Simple problem solvable with Bethe ansatz I want some exercise for my students. Is there any simple but still non-trivial problem which can be solved with Bethe ansatz? The Heisenberg model is still too heavy. 
 A: Here is one example. The book Quantum Inverse Scattering Method and Correlation Functions by Korepin, Bogoliubov and Izergin introduces the coordinate Bethe ansatz first for the 1d Bose gas (Chapter I.1), with wave function governed by the non-linear Schrödinger equation
 $$i \ \partial_t \Psi = -\partial_x^2 \Psi + 2\ c\ |\Psi|^2 \ \Psi \ ,$$
which is very closely related to the Lieb--Liniger model, with delta-function potential, and is also related to experiments. The two-body S-matrix is just rational in the rapidities, the Bethe have only real solutions, etc. The solutions and resulting thermodynamics was studied in detail by Yang and Yang.

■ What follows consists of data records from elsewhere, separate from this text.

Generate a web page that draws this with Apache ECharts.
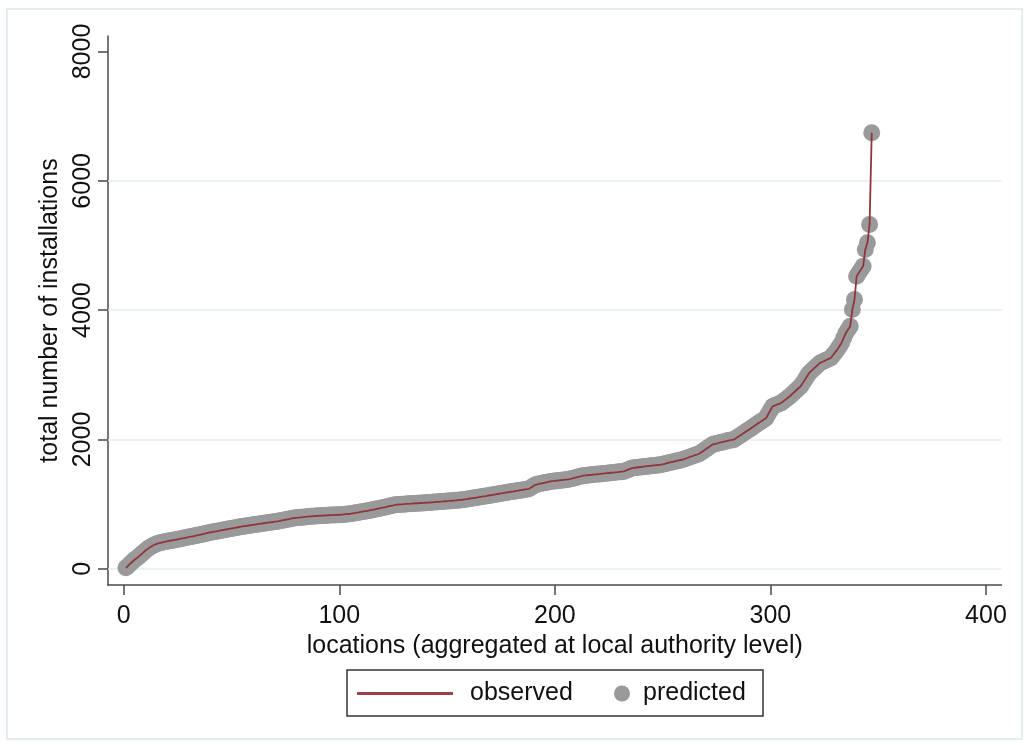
<!DOCTYPE html>
<html>
<head>
<meta charset="utf-8">
<script src="https://cdn.jsdelivr.net/npm/echarts@6/dist/echarts.min.js"></script>
<style>
html,body{margin:0;padding:0;background:#fff;}
#chart{width:1028px;height:745px;}
</style>
</head>
<body>
<div id="chart"></div>
<script>
// observed totals, sorted, for locations ranked 1..347
const observed = [
  15, 45, 80, 110, 140, 165, 190, 220, 250, 280,
  305, 330, 350, 368, 382, 394, 403, 410, 418, 425,
  431, 437, 443, 449, 456, 462, 470, 476, 484, 491,
  497, 503, 511, 518, 524, 531, 540, 547, 555, 562,
  568, 574, 580, 587, 593, 600, 606, 612, 618, 624,
  630, 636, 643, 649, 655, 660, 665, 670, 675, 680,
  685, 690, 695, 700, 705, 710, 715, 720, 724, 729,
  733, 739, 746, 752, 759, 766, 772, 779, 785, 789,
  792, 796, 799, 803, 806, 810, 812, 815, 817, 819,
  821, 823, 825, 827, 829, 831, 832, 834, 835, 836,
  839, 842, 845, 848, 851, 857, 863, 869, 874, 880,
  886, 892, 897, 903, 910, 917, 924, 931, 938, 945,
  952, 960, 968, 975, 982, 990, 993, 996, 998, 1000,
  1003, 1005, 1007, 1010, 1012, 1014, 1016, 1018, 1020, 1022,
  1024, 1026, 1029, 1032, 1035, 1037, 1040, 1042, 1045, 1048,
  1050, 1053, 1056, 1059, 1062, 1065, 1068, 1073, 1078, 1084,
  1089, 1094, 1099, 1104, 1110, 1115, 1121, 1126, 1132, 1138,
  1143, 1149, 1155, 1161, 1166, 1172, 1177, 1183, 1188, 1194,
  1199, 1205, 1210, 1216, 1221, 1227, 1232, 1238, 1258, 1280,
  1300, 1308, 1316, 1323, 1330, 1337, 1344, 1351, 1355, 1359,
  1363, 1367, 1371, 1375, 1379, 1383, 1388, 1397, 1406, 1414,
  1423, 1431, 1440, 1444, 1447, 1451, 1454, 1458, 1461, 1465,
  1468, 1472, 1475, 1479, 1482, 1486, 1489, 1493, 1496, 1500,
  1503, 1506, 1520, 1533, 1546, 1559, 1563, 1567, 1571, 1575,
  1579, 1583, 1587, 1591, 1595, 1599, 1603, 1606, 1610, 1617,
  1625, 1633, 1641, 1649, 1656, 1664, 1672, 1680, 1687, 1698,
  1710, 1722, 1734, 1745, 1757, 1768, 1780, 1803, 1826, 1850,
  1873, 1897, 1920, 1929, 1937, 1946, 1954, 1963, 1971, 1980,
  1988, 1993, 1997, 2019, 2041, 2063, 2085, 2108, 2130, 2152,
  2175, 2197, 2220, 2243, 2265, 2288, 2310, 2333, 2393, 2452,
  2512, 2525, 2539, 2552, 2565, 2591, 2617, 2642, 2668, 2700,
  2731, 2762, 2792, 2822, 2874, 2925, 2977, 3029, 3060, 3091,
  3122, 3153, 3184, 3199, 3215, 3230, 3246, 3261, 3304, 3347,
  3390, 3442, 3494, 3571, 3648, 3700, 3751, 4009, 4164, 4525,
  4580, 4628, 4680, 4938, 5042, 5325, 6745
];
// predicted values sit on the observed curve
const predicted = observed.slice();
const xTicks = [0, 100, 200, 300, 400];
const yTicks = [0, 2000, 4000, 6000, 8000];
const yGrid = [0, 2000, 4000, 6000];

const obsData = observed.map((v, i) => [i + 1, v]);
const predData = predicted.map((v, i) => [i + 1, v]);

const FONT = '"Liberation Sans", Arial, sans-serif';
const axisColor = '#4a4a4a';

const chart = echarts.init(document.getElementById('chart'), null, {renderer: 'canvas'});
chart.setOption({
  backgroundColor: '#ffffff',
  animation: false,
  textStyle: {fontFamily: FONT},
  grid: {left: 108, right: 26.5, top: 36, bottom: 160, containLabel: false},
  xAxis: {
    type: 'value', min: -7.3, max: 407.2,
    name: 'locations (aggregated at local authority level)',
    nameLocation: 'middle', nameGap: 46,
    nameTextStyle: {fontSize: 25, color: '#111', fontFamily: FONT},
    axisLine: {show: true, onZero: false, lineStyle: {color: axisColor, width: 1.5}},
    axisTick: {show: true, length: 10, customValues: xTicks, lineStyle: {color: axisColor, width: 1.5}},
    axisLabel: {customValues: xTicks, formatter: v => String(v), fontSize: 25, color: '#111', margin: 19, fontFamily: FONT},
    splitLine: {show: false}
  },
  yAxis: {
    type: 'value', min: -250, max: 8240,
    name: 'total number of installations',
    nameLocation: 'middle', nameGap: 36, nameRotate: 90,
    nameTextStyle: {fontSize: 25, color: '#111', fontFamily: FONT},
    axisLine: {show: true, onZero: false, lineStyle: {color: axisColor, width: 1.5}},
    axisTick: {show: true, length: 10, customValues: yTicks, lineStyle: {color: axisColor, width: 1.5}},
    axisLabel: {customValues: yTicks, formatter: v => String(v), rotate: 90, fontSize: 25, color: '#111', margin: 12, fontFamily: FONT},
    splitLine: {show: false}
  },
  legend: [
    {
      data: [{name: 'observed', icon: 'path://M0,0H96V3H0Z'}], left: 357, top: 681, padding: 0,
      itemWidth: 96, itemHeight: 24,
      itemStyle: {color: '#9a4048'},
      textStyle: {fontSize: 25, color: '#111', fontFamily: FONT, padding: [0, 0, 0, 12]},
      selectedMode: false
    },
    {
      data: ['predicted'], left: 614, top: 681, padding: 0,
      itemWidth: 16, itemHeight: 16,
      textStyle: {fontSize: 25, color: '#111', fontFamily: FONT, padding: [0, 0, 0, 8]},
      selectedMode: false
    }
  ],
  graphic: [
    {type: 'rect', shape: {x: 7, y: 9, width: 1015, height: 730}, style: {fill: 'none', stroke: '#e6edf0', lineWidth: 2}, z: -1, silent: true},
    {type: 'rect', shape: {x: 347, y: 670, width: 416, height: 46}, style: {fill: 'none', stroke: '#333', lineWidth: 1.5}, silent: true}
  ],
  series: [
    {
      name: 'predicted', type: 'scatter', data: predData,
      symbol: 'circle', symbolSize: 17,
      itemStyle: {color: '#9a9a9a', opacity: 1},
      z: 2, silent: true,
      markLine: {
        silent: true, symbol: 'none', label: {show: false},
        lineStyle: {color: '#e6eef0', width: 1.5, type: 'solid'},
        data: yGrid.map(v => ({yAxis: v})),
        z: 1
      }
    },
    {
      name: 'observed', type: 'line', data: obsData,
      showSymbol: false, symbol: 'none',
      lineStyle: {color: '#90353b', width: 1.8},
      itemStyle: {color: '#90353b'},
      z: 3, silent: true
    }
  ]
});
</script>
</body>
</html>
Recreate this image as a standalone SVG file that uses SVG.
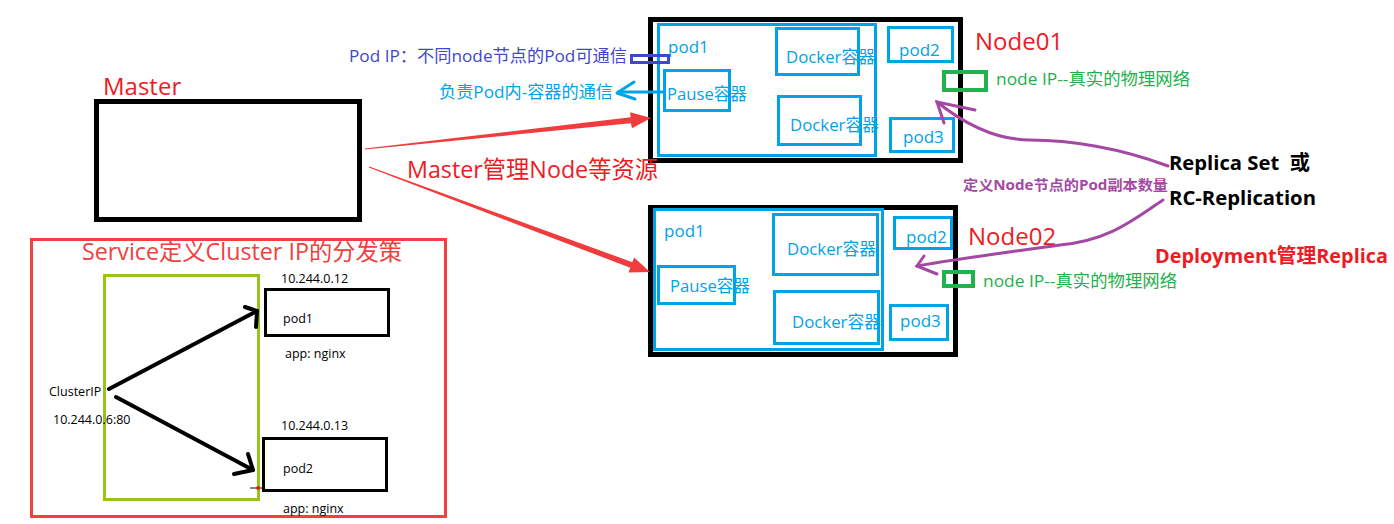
<svg xmlns="http://www.w3.org/2000/svg" width="1394" height="524" viewBox="0 0 1394 524">
<style>
text{font-family:"Open Sans","Noto Sans CJK SC",sans-serif}
.blk{fill:none;stroke:#000;stroke-width:5}
.bl{fill:none;stroke:#00A2E8;stroke-width:3}
.bt{fill:#00A2E8;font-size:17px}
.rt{fill:#ED1C24;font-size:24px}
.gt{fill:#22B14C;font-size:17px}
.gr{fill:none;stroke:#22B14C;stroke-width:4}
.pu{fill:none;stroke:#A349A4;stroke-width:3;stroke-linecap:round}
.bd{font-weight:bold;font-size:20px;fill:#000}
.sm{font-size:12.5px;fill:#000}
.ka{fill:none;stroke:#000;stroke-width:4;stroke-linecap:round;stroke-linejoin:round}
</style>
<rect width="1394" height="524" fill="#fff"/>

<g id="master">
<rect class="blk" x="96.5" y="101.5" width="263" height="118"/>
<text class="rt" x="103" y="95">Master</text>
</g>

<g id="node01">
<rect class="blk" x="650.5" y="19.5" width="310" height="141"/>
<rect class="bl" x="658.5" y="24.5" width="217" height="131"/>
<rect class="bl" x="776.5" y="28.5" width="82" height="46"/>
<rect class="bl" x="664.5" y="70.5" width="65" height="40"/>
<rect class="bl" x="778.5" y="96.5" width="82" height="48"/>
<rect class="bl" x="888.5" y="27.5" width="64" height="34"/>
<rect class="bl" x="890.5" y="118.5" width="63" height="33"/>
<text class="bt" x="668" y="53">pod1</text>
<text class="bt" x="786" y="63" textLength="89" lengthAdjust="spacingAndGlyphs">Docker容器</text>
<text class="bt" x="667" y="100" textLength="80" lengthAdjust="spacingAndGlyphs">Pause容器</text>
<text class="bt" x="790" y="131" textLength="89" lengthAdjust="spacingAndGlyphs">Docker容器</text>
<text class="bt" x="899" y="56">pod2</text>
<text class="bt" x="903" y="143">pod3</text>
<rect class="gr" x="944" y="72" width="42" height="18"/>
<text class="gt" x="996" y="85" textLength="194" lengthAdjust="spacingAndGlyphs">node IP--真实的物理网络</text>
<text class="rt" x="975" y="50">Node01</text>
</g>

<g id="node02">
<rect class="blk" x="650.5" y="207.5" width="305" height="147"/>
<rect class="bl" x="654.5" y="209.5" width="228" height="140"/>
<rect class="bl" x="773.5" y="214.5" width="104" height="60"/>
<rect class="bl" x="658.5" y="266.5" width="76" height="37"/>
<rect class="bl" x="774.5" y="291.5" width="104" height="52"/>
<rect class="bl" x="894.5" y="217.5" width="57" height="31"/>
<rect class="bl" x="890.5" y="305.5" width="57" height="34"/>
<text class="bt" x="664" y="237">pod1</text>
<text class="bt" x="787" y="255" textLength="89" lengthAdjust="spacingAndGlyphs">Docker容器</text>
<text class="bt" x="670" y="292" textLength="80" lengthAdjust="spacingAndGlyphs">Pause容器</text>
<text class="bt" x="792" y="328" textLength="89" lengthAdjust="spacingAndGlyphs">Docker容器</text>
<text class="bt" x="906" y="243">pod2</text>
<text class="bt" x="900" y="327">pod3</text>
<rect class="gr" x="944" y="272" width="29" height="14"/>
<text class="gt" x="983" y="287" textLength="194" lengthAdjust="spacingAndGlyphs">node IP--真实的物理网络</text>
<text class="rt" x="968" y="245">Node02</text>
</g>

<g id="pod-ip">
<rect x="631.5" y="55.5" width="37" height="7" fill="none" stroke="#3F48CC" stroke-width="3"/>
<text x="349" y="62" font-size="17" fill="#3F48CC" textLength="278" lengthAdjust="spacingAndGlyphs">Pod IP：不同node节点的Pod可通信</text>
</g>

<g id="pause-note">
<text class="bt" x="439" y="98" textLength="174" lengthAdjust="spacingAndGlyphs">负责Pod内-容器的通信</text>
</g>

<g id="master-label">
<text class="rt" x="407" y="178" textLength="251" lengthAdjust="spacingAndGlyphs">Master管理Node等资源</text>
</g>

<g id="replica">
<text class="bd" x="1169" y="170" textLength="141" lengthAdjust="spacingAndGlyphs">Replica Set &#160;或</text>
<text class="bd" x="1169" y="205" textLength="147" lengthAdjust="spacingAndGlyphs">RC-Replication</text>
<text x="963" y="190" font-size="14" font-weight="bold" fill="#A349A4" textLength="205" lengthAdjust="spacingAndGlyphs">定义Node节点的Pod副本数量</text>
<text x="1155" y="263" font-size="20" font-weight="bold" fill="#ED1C24" textLength="233" lengthAdjust="spacingAndGlyphs">Deployment管理Replica</text>
</g>

<g id="service">
<rect x="31.5" y="239.5" width="414" height="277" fill="none" stroke="#F04040" stroke-width="3"/>
<text x="82" y="260" font-size="23" fill="#F04040" textLength="320" lengthAdjust="spacingAndGlyphs">Service定义Cluster IP的分发策</text>
<rect x="104.5" y="275.5" width="154" height="224" fill="none" stroke="#99C31A" stroke-width="3"/>
<rect x="265.5" y="289.5" width="123" height="46" fill="none" stroke="#000" stroke-width="3"/>
<rect x="263.5" y="438.5" width="123" height="52" fill="none" stroke="#000" stroke-width="3"/>
<text class="sm" x="281" y="283">10.244.0.12</text>
<text class="sm" x="283" y="323">pod1</text>
<text class="sm" x="285" y="358">app: nginx</text>
<text class="sm" x="281" y="430">10.244.0.13</text>
<text class="sm" x="283" y="473">pod2</text>
<text class="sm" x="283" y="513">app: nginx</text>
<text class="sm" x="49" y="396">ClusterIP</text>
<text class="sm" x="53" y="424">10.244.0.6:80</text>
</g>

<g id="connectors">
<polygon fill="#F03C3C" points="365,149.5 630.8,123.2 632,128.2 651,118 630.2,112.2 630.6,117.2 365,148.5"/>
<polygon fill="#F03C3C" points="368.8,167.5 630.3,267.8 628.5,272.5 650,272 634.1,257.5 632.4,262.2 369.2,166.5"/>
<line x1="617" y1="92" x2="664" y2="92" stroke="#00A2E8" stroke-width="3"/>
<polyline points="634,82 617,93 635,99" fill="none" stroke="#00A2E8" stroke-width="3" stroke-linecap="round" stroke-linejoin="round"/>
<path class="pu" d="M1168,166 C1120,148 1070,140 1030,140 C995,140 962,122 937,102"/>
<polyline class="pu" points="975,110 937,102 944,123"/>
<path class="pu" d="M1163,200 C1133,220 1110,240 1060,245 C1010,252 962,258 917,266"/>
<polyline class="pu" points="924,256 917,266 937,274"/>
<line class="ka" x1="109" y1="389" x2="257" y2="311"/>
<polyline class="ka" points="245,307 257,311 256,327"/>
<line class="ka" x1="116" y1="397" x2="253" y2="470"/>
<polyline class="ka" points="248,454 253,470 234,474"/>
<line x1="250" y1="488" x2="262" y2="488" stroke="#000" stroke-width="1"/>
<circle cx="258" cy="488" r="2" fill="#E02020"/>
</g>
</svg>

A: How about a two-particle problem? See the model in this paper Tamm-Hubbard surface states in the continuum. The model is very simple but not so trivial. It is also a beautiful model as it can be solved exactly by Bethe ansatz---Bethe ansatz in the baby form. I think it can make a very good exercise in solid state physics. 
It is a variant of the model in this paper, which is also very simple, but is only semi-solvable in the sense that only half of the states conform to the Bethe ansatz. 
So you get at least two good exercises.